*Stated goal*. Will you write out the data exactly, excluding every picture?

*Available data*.
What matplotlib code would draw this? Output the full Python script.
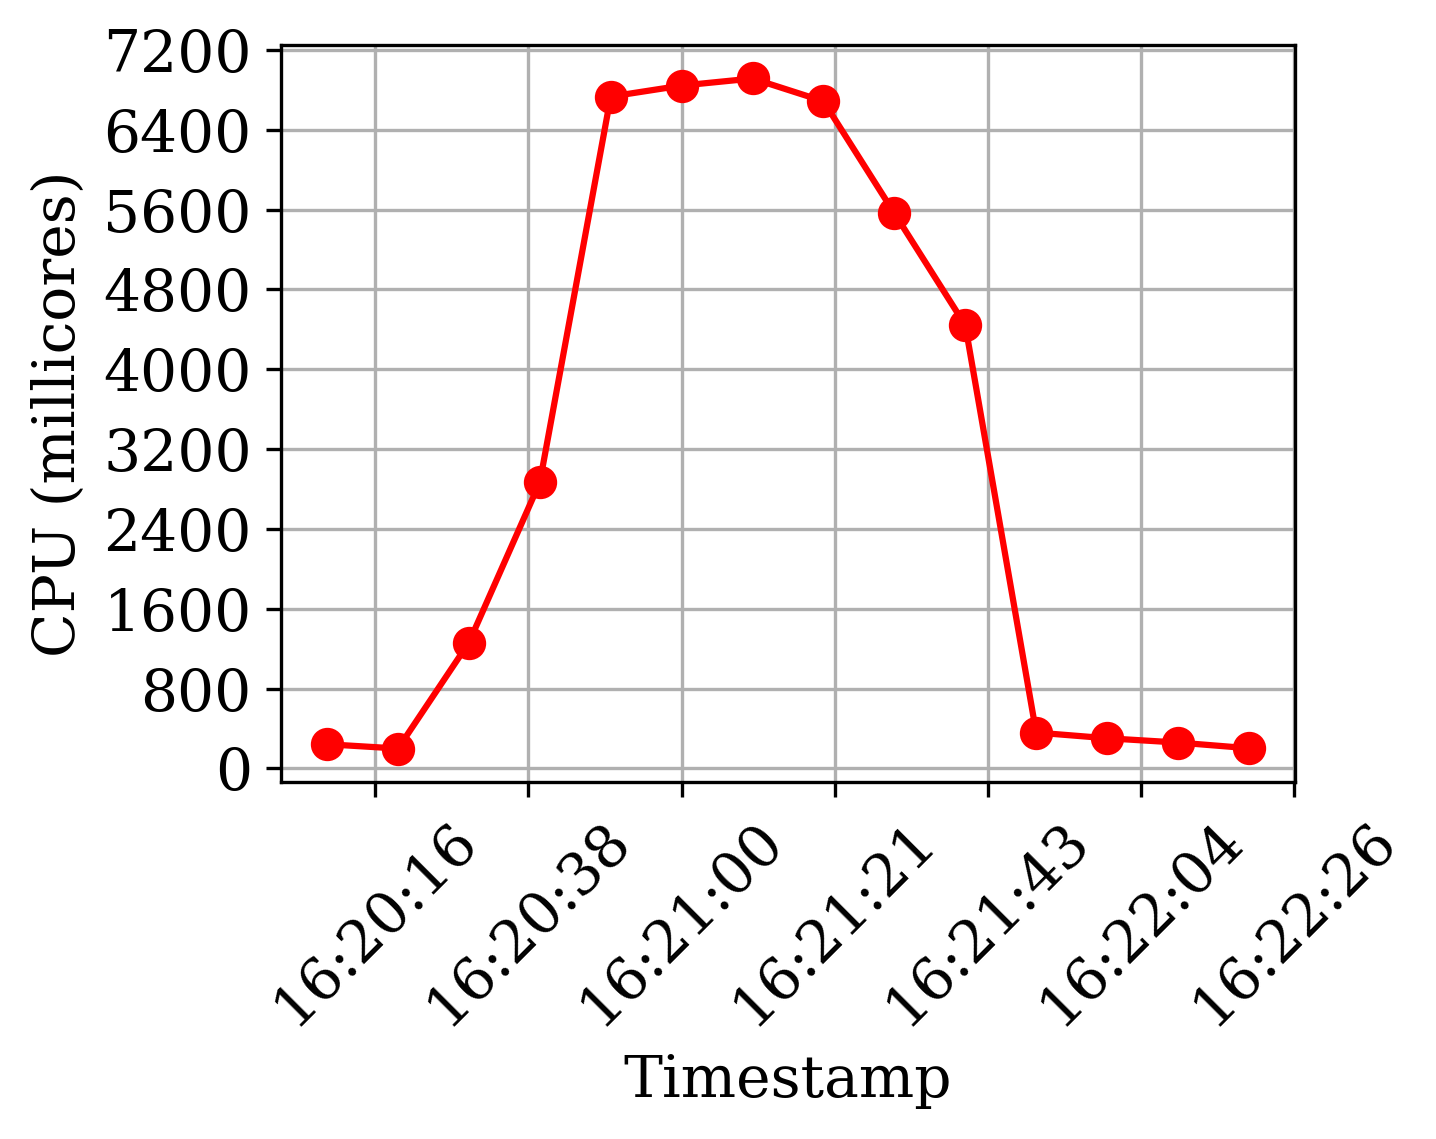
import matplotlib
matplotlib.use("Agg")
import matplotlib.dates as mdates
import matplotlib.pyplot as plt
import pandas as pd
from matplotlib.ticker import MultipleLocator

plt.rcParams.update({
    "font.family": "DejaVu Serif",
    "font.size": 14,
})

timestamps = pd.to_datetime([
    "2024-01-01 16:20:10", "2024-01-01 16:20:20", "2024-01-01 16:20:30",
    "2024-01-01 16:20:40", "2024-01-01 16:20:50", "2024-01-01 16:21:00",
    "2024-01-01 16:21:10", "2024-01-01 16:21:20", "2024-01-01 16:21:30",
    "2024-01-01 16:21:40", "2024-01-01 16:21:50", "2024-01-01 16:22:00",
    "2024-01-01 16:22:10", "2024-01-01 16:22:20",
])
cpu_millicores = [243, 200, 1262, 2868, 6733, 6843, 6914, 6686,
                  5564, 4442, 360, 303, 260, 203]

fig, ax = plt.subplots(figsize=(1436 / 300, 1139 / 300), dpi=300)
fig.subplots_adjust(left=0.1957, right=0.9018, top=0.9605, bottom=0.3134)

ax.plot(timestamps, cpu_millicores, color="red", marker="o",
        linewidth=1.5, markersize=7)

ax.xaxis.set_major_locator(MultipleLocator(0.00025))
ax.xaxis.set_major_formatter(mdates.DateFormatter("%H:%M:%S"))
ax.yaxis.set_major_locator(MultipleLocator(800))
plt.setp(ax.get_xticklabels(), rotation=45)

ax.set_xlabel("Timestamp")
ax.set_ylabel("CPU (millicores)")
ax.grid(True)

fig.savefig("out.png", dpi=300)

*Response to this task*.
What matplotlib code would draw this? Output the full Python script.
import matplotlib
matplotlib.use("Agg")
import matplotlib.dates as mdates
import matplotlib.pyplot as plt
import pandas as pd
from matplotlib.ticker import MultipleLocator

plt.rcParams.update({
    "font.family": "DejaVu Serif",
    "font.size": 14,
})

timestamps = pd.to_datetime([
    "2024-01-01 16:20:10", "2024-01-01 16:20:20", "2024-01-01 16:20:30",
    "2024-01-01 16:20:40", "2024-01-01 16:20:50", "2024-01-01 16:21:00",
    "2024-01-01 16:21:10", "2024-01-01 16:21:20", "2024-01-01 16:21:30",
    "2024-01-01 16:21:40", "2024-01-01 16:21:50", "2024-01-01 16:22:00",
    "2024-01-01 16:22:10", "2024-01-01 16:22:20",
])
cpu_millicores = [243, 200, 1262, 2868, 6733, 6843, 6914, 6686,
                  5564, 4442, 360, 303, 260, 203]

fig, ax = plt.subplots(figsize=(1436 / 300, 1139 / 300), dpi=300)
fig.subplots_adjust(left=0.1957, right=0.9018, top=0.9605, bottom=0.3134)

ax.plot(timestamps, cpu_millicores, color="red", marker="o",
        linewidth=1.5, markersize=7)

ax.xaxis.set_major_locator(MultipleLocator(0.00025))
ax.xaxis.set_major_formatter(mdates.DateFormatter("%H:%M:%S"))
ax.yaxis.set_major_locator(MultipleLocator(800))
plt.setp(ax.get_xticklabels(), rotation=45)

ax.set_xlabel("Timestamp")
ax.set_ylabel("CPU (millicores)")
ax.grid(True)

fig.savefig("out.png", dpi=300)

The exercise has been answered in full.